Sekarang kita masuk ke pertanyaan inti? apakah nilai dan IPK itu penting? jujur bagi saya itu sangat penting. Memang benar angka dan grade itu tidak berdampak langsung pada masa depan dan takdir kita, namun apa yang telah kita lakukan dalam proses untuk mendapatkan kompetensi yang terbaik itu adalah sisi lain yang akan menjadi modal penting bagi kita ke depannya, jadi apa pun itu. Saya yakin anak-anak yang mampu mencapai nilai dan IP yang bagus, pasti mereka memiliki daya juang lebih baik, sikap yang lebih baik, tidak mudah menyerah, berani banyak mengisi waktunya dengan hal-hal yang bermanfaat, memastikan hari-harinya untuk tetap produktif, menghindari aktivitas yang tidak berdampak pada peningkatan kompetensinya. Itu semua yang akan menjadi teman dekat kita pada waktu memasuki kehidupan pasca kampus. Di dunia kerja, apa pun bidangnya, pasti selalu dituntut kemampuan untuk cepat beradaptasi, ada kompetisi, ada penilaian kinerja, adanya tuntutan untuk berprestasi, adanya keharusan untuk berjuang, untuk tidak mudah menyerah, untuk tidak gampang mengeluh, dan jika dari kecil kita telah dapat melewati semua itu, maka di mana pun kita berada, kita dapat melewatinya dengan baik. Masalah sebesar apa pun yang dihadapi, kita dapat menyelesaikannya dengan baik. Bahkan sikap dan keterampilan itu juga akan diperlukan ketika kita membina rumah tangga, membangun bisnis dan usaha, termasuk ketika menjadi bawahan maupun atasan. Jadi yang mau saya tekankan adalah jika kita menganggap remeh (tidak penting) nilai dan IPK, dan kita tidak dapat memperoleh nilai dan IPK yang bagus, maka bagaimana kita dapat menyelesaikan masalah dan perkara yang lebih besar (penting), sedangkan pada perkara yang kita anggap tidak penting saja, kita tidak dapat menyelesaikannya.
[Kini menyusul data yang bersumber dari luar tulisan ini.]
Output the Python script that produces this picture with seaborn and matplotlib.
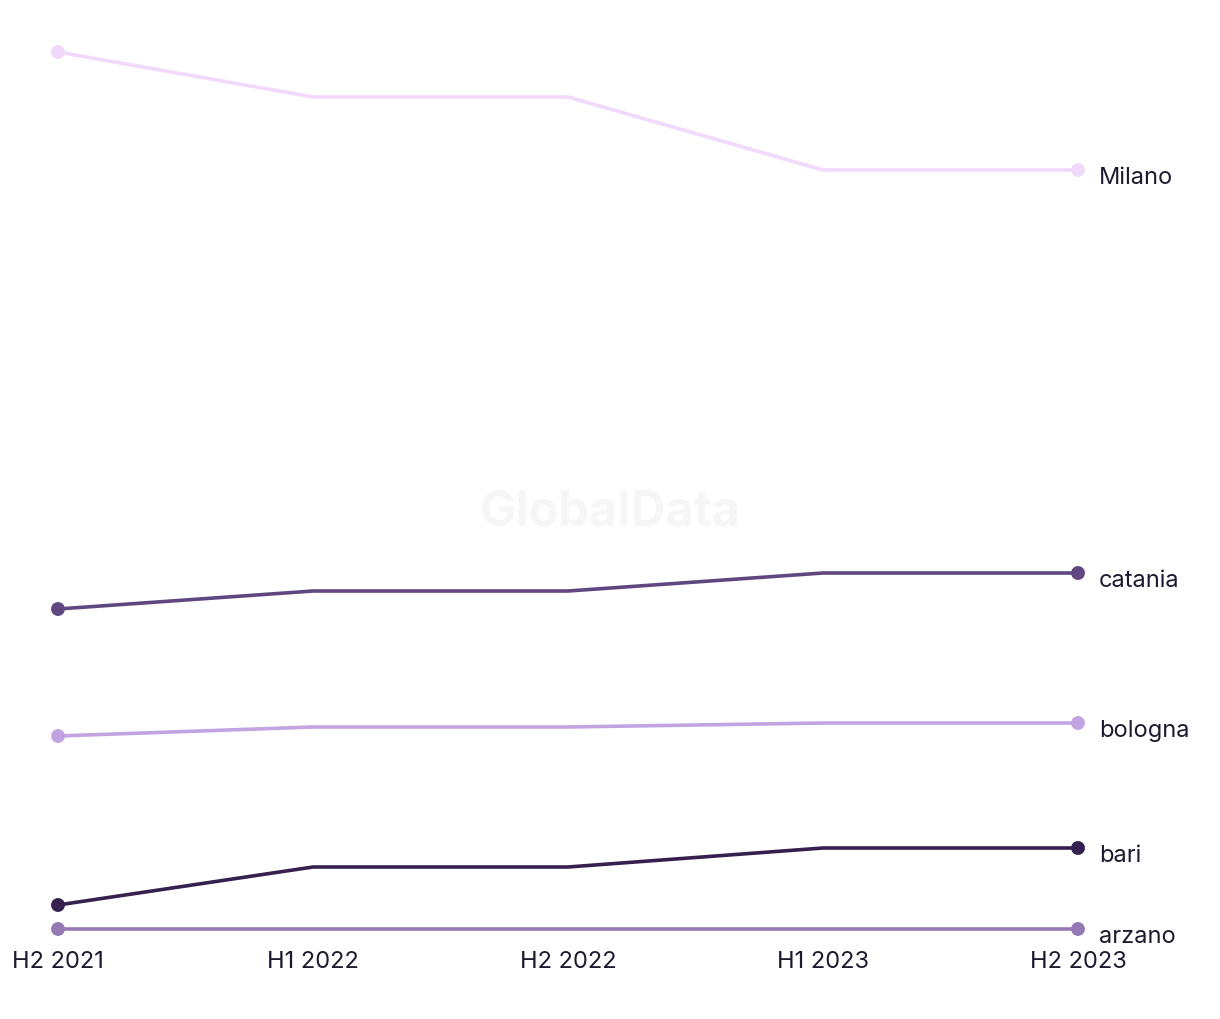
import seaborn as sns
import numpy as np
import pandas as pd
import matplotlib
matplotlib.use("Agg")
import matplotlib.pyplot as plt

periods = ["H2 2021", "H1 2022", "H2 2022", "H1 2023", "H2 2023"]
cities = ["Milano", "catania", "bologna", "bari", "arzano"]

# values (arbitrary units, no axis shown)
milano = [87.7, 83.2, 83.2, 75.9, 75.9]
catania = [32.0, 33.8, 33.8, 35.6, 35.6]
bologna = [19.3, 20.2, 20.2, 20.6, 20.6]
bari = [2.4, 6.2, 6.2, 8.1, 8.1]
arzano = [0.0, 0.0, 0.0, 0.0, 0.0]

colors = ["#f1d9fb", "#5f4882", "#c1a5e3", "#36204f", "#9479b5"]

series = [milano, catania, bologna, bari, arzano]
df = pd.DataFrame({
    "period": periods * len(cities),
    "x": list(range(len(periods))) * len(cities),
    "city": [c for c in cities for _ in periods],
    "value": [v for s in series for v in s],
})
ends = df[df["x"].isin([0, len(periods) - 1])]

sns.set_style("white")
plt.rcParams["font.family"] = ["Inter", "DejaVu Sans"]

fig = plt.figure(figsize=(12.2, 10.2), dpi=100)
ax = fig.add_axes([58 / 1220, 90 / 1020, 1020 / 1220, 877 / 1020])

sns.lineplot(data=df, x="x", y="value", hue="city", hue_order=cities,
             palette=colors, linewidth=2.6, legend=False, ax=ax)
# dots only on the first and last point of each line
sns.scatterplot(data=ends, x="x", y="value", hue="city", hue_order=cities,
                palette=colors, s=100, linewidth=0, legend=False, ax=ax,
                zorder=3, clip_on=False)
for line in ax.lines:
    line.set_clip_on(False)

text_color = "#1b1a2e"
for city, vals in zip(cities, series):
    ax.annotate(city, (len(periods) - 1, vals[-1]), xytext=(15, -5),
                textcoords="offset points", va="center", ha="left",
                fontsize=17, color=text_color, annotation_clip=False)

ax.set_xlim(0, len(periods) - 1)
ax.set_ylim(0, max(milano))
ax.set_xticks(range(len(periods)))
ax.set_xticklabels(periods, fontsize=17, color=text_color)
ax.tick_params(axis="x", length=0, pad=15)
ax.set_yticks([])
ax.set_xlabel("")
ax.set_ylabel("")
sns.despine(ax=ax, left=True, bottom=True)

fig.text(0.5, 1 - 512 / 1020, "GlobalData", ha="center", va="center",
         fontsize=35, fontweight="bold", color="#f6f6f6", zorder=0)

fig.savefig("out.png", dpi=100, facecolor="white")
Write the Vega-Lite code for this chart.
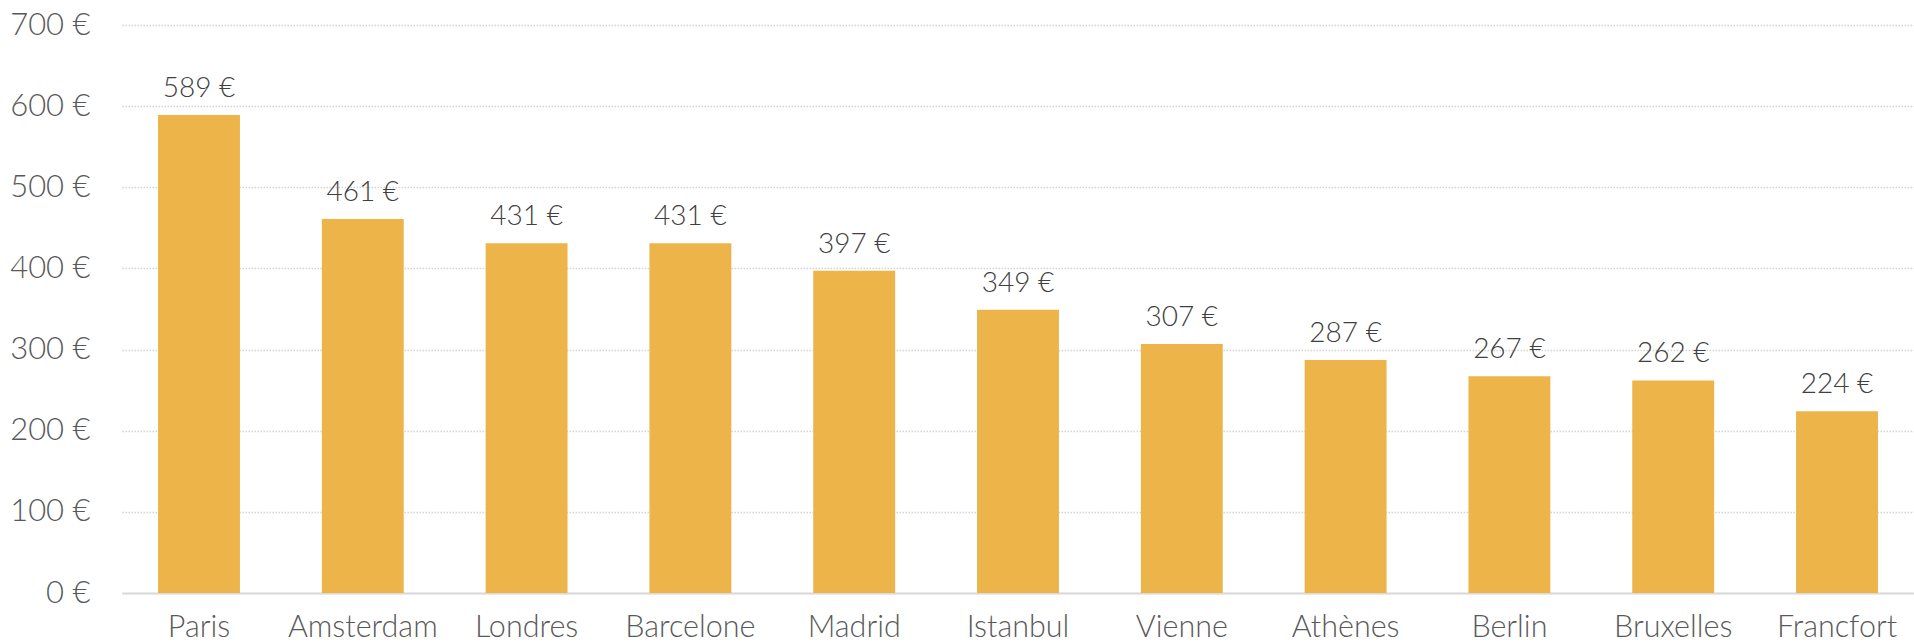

Sampailah saya pada satu kesimpulan, apa yang saya capai hari ini, adalah buah akumulasi dari usaha yang telah dilakukan sejak dahulu kala, termasuk do’a, dukungan dari keluarga, para guru, dosen, teman-teman, kolega dan tentu atas ijin-Nya. Tetaplah berjalan pada jalur mimpi-mimpi kita, jangan pernah menyerah apa pun rintangannya. Yakinlah bahwa ketika ada kemauan pasti ada jalan, sekalipun orang lain meragukannya. Demikian semoga para pembaca dapat menangkap maksudnya. Sampai jumpa pada tulisan berikutnya.